Generating sufficient amounts of income is a challenge in a low-interest-rate environment, says Brian Katz, the chief investment officer of The Colony Group.
"During the recent prolonged stretch of low interest rates, many advisers have used higher yielding surrogates in place of traditional fixed-income investments, such as bonds, in an attempt to source higher yields," he says.
And in so doing, they may have taken unintended risks. Examples of investments that investors have migrated towards in place of bonds include, Katz says, are REITs, MLPs, business development corporations (BDCs), and high-yielding stocks.

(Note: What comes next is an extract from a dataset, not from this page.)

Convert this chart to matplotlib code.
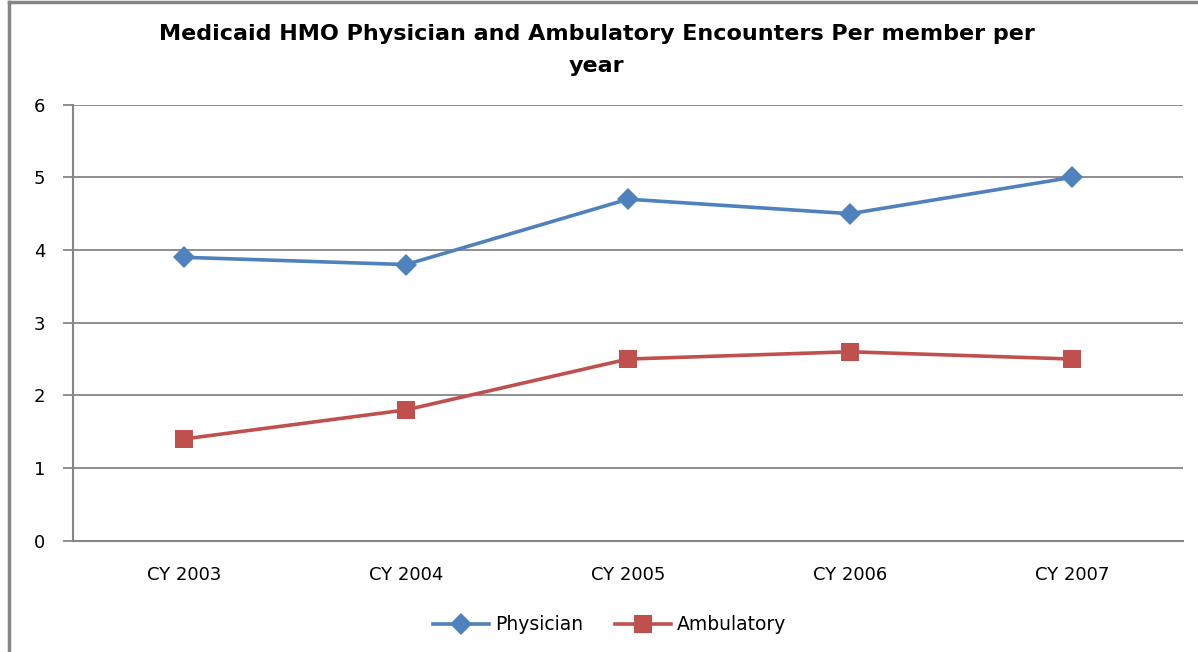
import matplotlib
matplotlib.use("Agg")
import matplotlib.pyplot as plt
from matplotlib.lines import Line2D

categories = ["CY 2003", "CY 2004", "CY 2005", "CY 2006", "CY 2007"]
physician = [3.9, 3.8, 4.7, 4.5, 5.0]
ambulatory = [1.4, 1.8, 2.5, 2.6, 2.5]
yticks = [0, 1, 2, 3, 4, 5, 6]
title = "Medicaid HMO Physician and Ambulatory Encounters Per member per\nyear"

BLUE = "#4F81BD"
RED = "#C0504D"
GRID = "#868686"

plt.rcParams["font.family"] = ["DejaVu Sans"]

fig = plt.figure(figsize=(11.98, 6.52), dpi=100)
ax = fig.add_axes([73/1198, 1 - 540.7/652, (1183-73)/1198, (540.7-104.7)/652])

x = list(range(len(categories)))
ax.plot(x, physician, color=BLUE, lw=2.6, marker="D", ms=11,
        markeredgewidth=0, label="Physician", zorder=3)
ax.plot(x, ambulatory, color=RED, lw=2.6, marker="s", ms=13.5,
        markeredgewidth=0, label="Ambulatory", zorder=3)

ax.set_xlim(-0.5, len(categories) - 0.5)
ax.set_ylim(0, 6)
ax.set_yticks(yticks)
ax.set_yticklabels([str(v) for v in yticks])
ax.set_xticks(x)
ax.set_xticklabels(categories)
ax.grid(axis="y", color=GRID, lw=1.3)
ax.set_axisbelow(True)
for s in ["top", "right"]:
    ax.spines[s].set_visible(False)
for s in ["left", "bottom"]:
    ax.spines[s].set_color(GRID)
    ax.spines[s].set_linewidth(1.5)
ax.tick_params(axis="y", length=7, width=1.3, color=GRID, labelsize=13, pad=13)
ax.tick_params(axis="x", length=0, labelsize=13, pad=18)

fig.text(0.498, 1 - 50/652, title, ha="center", va="center",
         fontsize=16.0, fontweight="bold", linespacing=1.7)

leg = fig.legend(loc="center", bbox_to_anchor=(0.509, 1 - 625/652), ncol=2,
                 frameon=False, fontsize=13.5, handlelength=3.0,
                 handletextpad=0.3, columnspacing=1.7)

# outer frame (left and top edges)
fig.add_artist(Line2D([9/1198, 9/1198], [0, 1 - 2/652], transform=fig.transFigure,
                      color=GRID, lw=2.5))
fig.add_artist(Line2D([9/1198, 1], [1 - 2/652, 1 - 2/652], transform=fig.transFigure,
                      color=GRID, lw=2.5))

fig.savefig("out.png", dpi=100)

"Most of these exhibit much higher volatility than traditional fixed-income investments and have a higher chance of permanent capital loss," he says. "They have also proven to be just as, if not more, sensitive to interest rates during this year's rise in the 10- year Treasury yield."
By contrast, Katz and his team at The Colony Group have endeavored to find higher yielding investments with similar risk profiles to more traditional fixed-income securities.
"Senior loans, for example, are less sensitive to rising rates because the yield is generally floating," he says. "It should be noted, however, that these securities carry higher credit risk than their investment grade corporate bond counterparts."
But if the global economy remains strong moving forward, these securities should provide solid returns without too much risk, says Katz.
One example: PowerShares Senior Loan ETF (BKLN) .
Private Market Credit
Katz and his team have also recently allocated to private market credit. "The effectiveness of these investments depends on the general partners' skill at underwriting credit or appropriately valuing bonds purchased in the secondary market," he says.
Lastly, they have sourced alternative forms of fixed-income investments. "Marketplace lenders, commonly referred to as peer-to-peer lending, have the potential to generate higher yields without incurring incremental risk by disintermediating banks," he says.
"They have filled a void between banks and credit card companies, offering borrowers lower yields combined with a hassle-free underwriting process."
And for investors, Katz says P2P lending can offer higher yields with a different take on credit risk than corporate bonds. "Investors, however, should take caution to properly diversify across borrowers, geographies, and loan types when allocating to this segment," he says.